Who Is the Antichrist?

Author:

Hank Hanegraaff

Article ID:

JAA666

Updated: 

Oct 17, 2023

Published:

Jun 10, 2009

This article first appeared in the Ask Hank column of the Christian Research Journal, volume 28, number 1 (2005). For more information about the Christian Research Journal, click here.


 

For centuries Christians have speculated about the identity of the Antichrist. Likely candidates have included European monarchs and popes of the Roman Catholic Church. Major international crises of the twentieth century provided other prime suspects such as Adolf Hitler, Mikhail Gorbachev, Saddam Hussein, and Osama bin Laden. American president George W. Bush and British prime minister Tony Blair have also surfaced on the lists of prophecy pundits.

So, who is the Antichrist? Rather than joining in this sensationalistic game of pin-the-tail-on-the-Antichrist, Christians need only go to Scripture to find the answer. The apostle John exposed the identity of antichrist when he wrote, “Who is the liar? It is the man who denies that Jesus is the Christ. Such a man is the antichrist — he denies the Father and the Son. No one who denies the Son has the Father; whoever acknowledges the Son has the Father also” (1 John 2:22–23 NIV). In his second epistle, John gives a similar warning: “Many deceivers, who do not acknowledge Jesus Christ as coming in the flesh, have gone out into the world. Any such person is the deceiver and the antichrist” (2 John 7 NIV). John did not reserve the title “antichrist” for any one particular individual; rather, he taught that anyone who denies the incarnation, messianic role, or deity of Jesus is the antichrist.

John did indicate in the book of Revelation, however, that one individual would personify evil in a unique way as the ultimate archetype of all the types of antichrist. Instead of referring to this individual as the Antichrist, John referred to him as “the Beast.” So, who is the Beast of Revelation?
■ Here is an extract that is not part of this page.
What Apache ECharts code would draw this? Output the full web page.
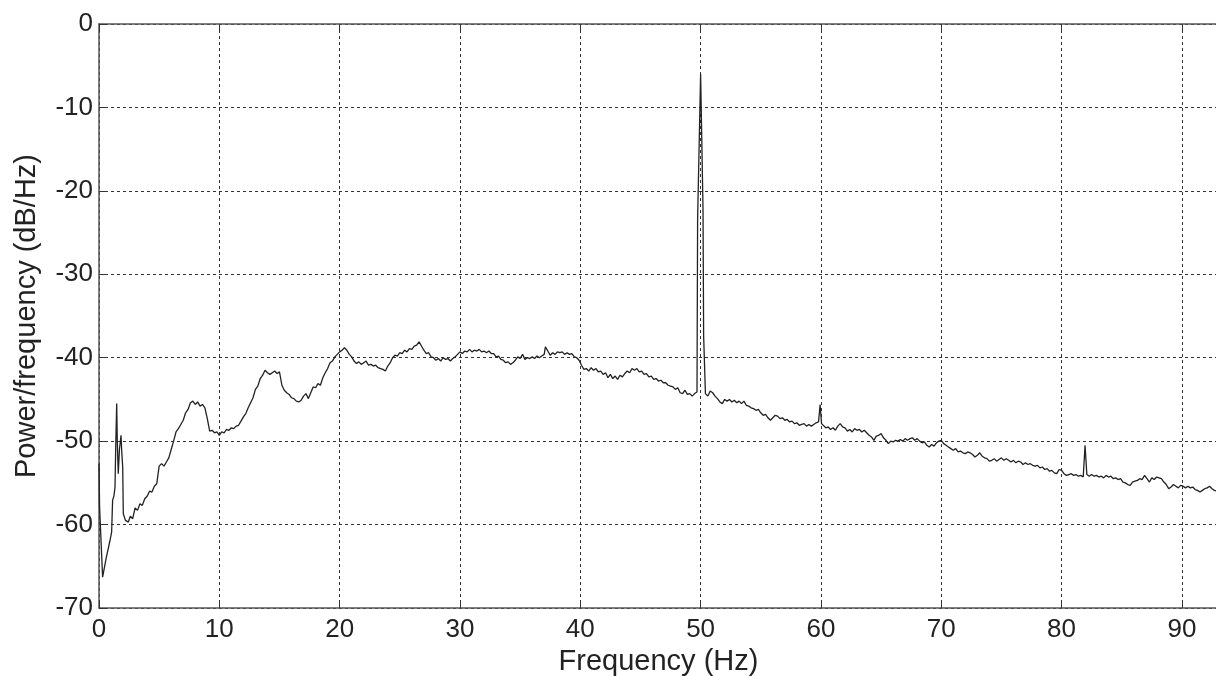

Again we must properly interpret Scripture to find the answer.

First, John explains to his first-century readers that with “wisdom” and “insight” they could “calculate the number of the Beast, for it is man’s number. His number is 666” (Rev. 13:18 NIV). It stands to reason, therefore, that the individual John had in mind must have been alive during the first century. No amount of wisdom or insight would have enabled first-century Christians to identify a far-future individual. It would have been cruel and dangerously misleading for John to suggest to first-century Christians that they could identify the Beast if in fact the Beast was a twenty-first-century institution or individual.

Furthermore, an examination of the historical context in which John was writing reveals that John was appealing to a widely used method of associating each letter of the alphabet with a corresponding numerical value. This process is known as gematria. According to gematria, six hundred sixty-six is the sum value of the Hebrew letters (not recognizable to the Roman authorities of John’s day) that spell the name of the first-century Roman Emperor whom the great nineteenth-century biblical scholar Milton Terry called “the veriest incarnation of wickedness”: Nero Caesar.

Ancient accounts of Nero’s life, most notably that recorded in The Twelve Caesars by second-century Roman historian Gaius Suetonius Tranquillus, identify Nero as a desperately wicked individual who grossly violated each of the Ten Commandments through a long litany of disgusting demonstrations of depravity. Included among his appalling atrocities were his castration of a young boy named Sporus whom he then married publicly, his persecution of the Christians whom he had dressed in tar jackets and put on stakes and then burned at night to light the streets, his demand to be worshiped as God, and the brutal murders of some of his closest family members, including his mother Agrippina, his wives Octavia and Poppaea, and Poppaea’s young son, Rufrius Crispinius, whom Nero had drowned during a fishing trip for allegedly playing childhood games in which he pretended to be the Emperor.

Finally, Nero is rightly identified as the Beast of Revelation––the archetypal Antichrist––because of the unique and horrible quality of the “great tribulation” he ignited. The horror of the great tribulation included not only the destruction of Jerusalem and the temple, but the persecution of the apostles and prophets who penned the Scriptures and formed the foundation of the Christian church of which Christ Himself was the chief cornerstone. Thus, Nero and the great tribulation he instigated are the archetypes for every antichrist and tribulation that follow before we experience the reality of our own resurrection at the second coming of Christ.